Mais la caractéristique majeure du problème des réfugiés, au-delà même de son ampleur, c'est qu'il s'étend au monde entier et concerne principalement les pays les plus pauvres. Ainsi plus du tiers des réfugiés recensés se trouvent sur le continent africain. Pour la seule région des Grands Lacs d'Afrique, on dénombre plus de six millions de réfugiés et de personnes déplacées ! Le continent européen n'est pas épargné par ce phénomène. L'éclatement de l'ex-Yougoslavie a ainsi entraîné le déplacement de plus de trois millions de personnes. Si beaucoup de réfugiés et de personnes déplacées sont rentrés chez eux, d'autres attendent encore de pouvoir regagner leur foyer dans la sécurité et la dignité et ont besoin à cet effet de l'appui de la communauté internationale.

Chaque réfugié a le droit de bénéficier d'une protection internationale. Malheureusement, le dispositif censé assurer cette protection est encore insuffisant. En effet, véritable pilier de la solidarité internationale en faveur des réfugiés depuis sa création en 1951, le Haut Commissariat des Nations Unies pour les réfugiés (HCR) ne dispose pas des moyens suffisants pour faire respecter les droits des réfugiés. Les événements à l'origine des flux de réfugiés (guerres, conflits ethniques, persécutions, etc.) échappent en grande partie à son action ou à son influence qui se limite, en vertu de ses statuts, au seul aspect humanitaire. Or l'intervention humanitaire ne peut se substituer à l'action politique, seul l'arrêt de tels événements étant à même de faire disparaître les causes à l'origine de ces flux de réfugiés. L'histoire des crises humanitaires montre que seul l'engagement de la communauté internationale est à même d'éviter le déplacement forcé de populations. Les exemples récents du Kosovo et du Timor Oriental en sont une bonne illustration.

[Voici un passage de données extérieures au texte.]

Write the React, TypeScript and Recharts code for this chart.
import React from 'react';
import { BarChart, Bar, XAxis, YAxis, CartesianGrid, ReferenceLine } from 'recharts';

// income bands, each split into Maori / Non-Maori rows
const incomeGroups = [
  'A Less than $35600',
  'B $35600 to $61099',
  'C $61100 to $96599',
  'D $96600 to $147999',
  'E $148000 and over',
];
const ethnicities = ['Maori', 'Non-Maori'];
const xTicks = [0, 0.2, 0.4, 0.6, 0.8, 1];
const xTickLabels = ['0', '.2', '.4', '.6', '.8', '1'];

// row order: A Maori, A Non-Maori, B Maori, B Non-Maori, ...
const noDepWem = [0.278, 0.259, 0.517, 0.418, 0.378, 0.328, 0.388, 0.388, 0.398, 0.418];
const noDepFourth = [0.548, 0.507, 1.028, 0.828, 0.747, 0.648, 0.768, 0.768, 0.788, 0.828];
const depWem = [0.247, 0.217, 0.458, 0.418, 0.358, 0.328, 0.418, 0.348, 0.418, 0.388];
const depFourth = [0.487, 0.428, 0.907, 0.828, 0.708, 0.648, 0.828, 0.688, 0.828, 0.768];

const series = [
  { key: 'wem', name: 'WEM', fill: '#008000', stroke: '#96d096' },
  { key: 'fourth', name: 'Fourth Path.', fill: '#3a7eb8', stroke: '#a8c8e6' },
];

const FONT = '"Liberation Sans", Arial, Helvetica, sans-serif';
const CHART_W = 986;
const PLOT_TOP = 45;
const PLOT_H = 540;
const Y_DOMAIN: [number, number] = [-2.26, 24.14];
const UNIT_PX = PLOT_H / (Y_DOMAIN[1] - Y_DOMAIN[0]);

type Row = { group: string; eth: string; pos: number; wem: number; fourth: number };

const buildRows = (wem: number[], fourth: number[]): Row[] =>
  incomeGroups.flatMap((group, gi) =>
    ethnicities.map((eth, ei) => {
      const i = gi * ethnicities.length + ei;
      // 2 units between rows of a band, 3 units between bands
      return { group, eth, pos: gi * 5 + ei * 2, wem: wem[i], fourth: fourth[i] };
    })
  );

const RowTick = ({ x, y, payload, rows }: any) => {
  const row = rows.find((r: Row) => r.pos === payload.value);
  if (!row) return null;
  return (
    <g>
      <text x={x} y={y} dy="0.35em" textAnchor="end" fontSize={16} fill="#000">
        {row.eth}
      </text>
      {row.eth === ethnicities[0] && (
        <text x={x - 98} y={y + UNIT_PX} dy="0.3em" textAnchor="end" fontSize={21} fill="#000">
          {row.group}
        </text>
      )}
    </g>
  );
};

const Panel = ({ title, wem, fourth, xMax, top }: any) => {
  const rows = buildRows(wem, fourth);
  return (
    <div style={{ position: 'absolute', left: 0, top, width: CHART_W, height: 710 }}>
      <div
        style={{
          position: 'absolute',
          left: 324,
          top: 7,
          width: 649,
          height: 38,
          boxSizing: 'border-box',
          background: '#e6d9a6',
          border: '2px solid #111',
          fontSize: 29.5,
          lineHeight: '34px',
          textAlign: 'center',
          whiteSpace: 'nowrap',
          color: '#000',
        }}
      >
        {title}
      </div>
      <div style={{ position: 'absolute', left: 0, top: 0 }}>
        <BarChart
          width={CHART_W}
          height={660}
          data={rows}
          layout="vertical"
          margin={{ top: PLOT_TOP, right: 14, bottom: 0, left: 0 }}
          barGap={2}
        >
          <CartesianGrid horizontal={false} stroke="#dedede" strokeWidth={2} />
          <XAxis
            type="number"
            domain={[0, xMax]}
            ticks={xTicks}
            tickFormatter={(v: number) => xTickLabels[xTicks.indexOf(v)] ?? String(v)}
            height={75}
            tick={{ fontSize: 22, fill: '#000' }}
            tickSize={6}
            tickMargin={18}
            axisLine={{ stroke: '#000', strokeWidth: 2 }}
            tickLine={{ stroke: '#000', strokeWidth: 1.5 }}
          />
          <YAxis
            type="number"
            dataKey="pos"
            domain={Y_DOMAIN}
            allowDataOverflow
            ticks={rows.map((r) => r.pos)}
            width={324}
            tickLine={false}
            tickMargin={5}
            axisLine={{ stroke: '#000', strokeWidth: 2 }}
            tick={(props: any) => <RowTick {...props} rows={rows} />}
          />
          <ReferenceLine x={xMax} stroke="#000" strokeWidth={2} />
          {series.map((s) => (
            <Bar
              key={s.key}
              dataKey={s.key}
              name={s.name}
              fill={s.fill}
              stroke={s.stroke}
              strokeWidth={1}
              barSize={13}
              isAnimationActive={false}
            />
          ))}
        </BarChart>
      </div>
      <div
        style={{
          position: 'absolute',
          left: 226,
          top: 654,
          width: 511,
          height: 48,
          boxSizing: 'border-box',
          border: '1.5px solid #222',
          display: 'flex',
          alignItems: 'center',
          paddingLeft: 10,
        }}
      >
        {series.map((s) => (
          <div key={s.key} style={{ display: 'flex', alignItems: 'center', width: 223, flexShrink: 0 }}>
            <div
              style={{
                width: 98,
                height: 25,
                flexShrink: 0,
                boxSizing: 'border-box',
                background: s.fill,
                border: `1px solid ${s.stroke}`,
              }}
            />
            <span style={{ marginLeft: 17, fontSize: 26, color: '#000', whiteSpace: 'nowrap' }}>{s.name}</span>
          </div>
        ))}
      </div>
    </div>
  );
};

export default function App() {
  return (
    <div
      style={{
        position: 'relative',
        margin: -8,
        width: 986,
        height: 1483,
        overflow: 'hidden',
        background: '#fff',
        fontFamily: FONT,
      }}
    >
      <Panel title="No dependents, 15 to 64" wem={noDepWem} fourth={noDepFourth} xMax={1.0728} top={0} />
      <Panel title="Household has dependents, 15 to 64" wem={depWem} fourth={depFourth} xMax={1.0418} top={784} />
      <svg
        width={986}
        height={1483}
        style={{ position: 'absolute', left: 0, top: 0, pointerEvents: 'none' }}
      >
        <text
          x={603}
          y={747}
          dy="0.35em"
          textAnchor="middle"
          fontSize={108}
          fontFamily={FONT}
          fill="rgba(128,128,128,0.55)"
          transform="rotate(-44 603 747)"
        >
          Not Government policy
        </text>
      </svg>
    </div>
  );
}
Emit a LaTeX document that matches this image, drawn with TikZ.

Dans ce contexte, il convient de rendre hommage à l'action courageuse du HCR qui, sous l'impulsion de Madame Ogata Sadako, tente de diminuer les contraintes inhérentes à son statut intergouvernemental, en mettant en place un système de réponse rapide à l'urgence, cherchant ainsi avec les Organisations non gouvernementales, les autres agences des Nations Unies et les médias, à rendre plus efficace le réseau d'aide aux réfugiés dans le monde. Reste que les programmes du HCR continueront à dépendre des contributions volontaires des gouvernements et, bien entendu, de leur appui politique.

Devant l'ampleur et l'extension géographique du phénomène des réfugiés, nous ne devons pas nous laisser aller au découragement. Il est regrettable que les Etats soient de plus en plus réticents à ouvrir leurs frontières aux réfugiés et à contribuer à la résolution politique et militaire des crises humanitaires. Il faut affirmer, au contraire, la volonté constante de préserver la dignité humaine, de mettre un terme aux souffrances que des hommes infligent à d'autres hommes pour des raisons que le c_ur rejette et que la communauté internationale condamne.

Toutes les énergies doivent être mobilisées et toutes les solutions explorées pour aider les réfugiés. Vous pouvez compter en cela sur le soutien sans faille de la représentation nationale qui est particulièrement heureuse d'accueillir dans ses murs l'assemblée générale du Conseil européen sur les réfugiés et les exilés, à l'initiative de France Terre d'Asile. Il est en effet indispensable de continuer à alerter l'opinion publique française et, au-delà, la communauté internationale, sur la situation des millions de réfugiés dans le monde.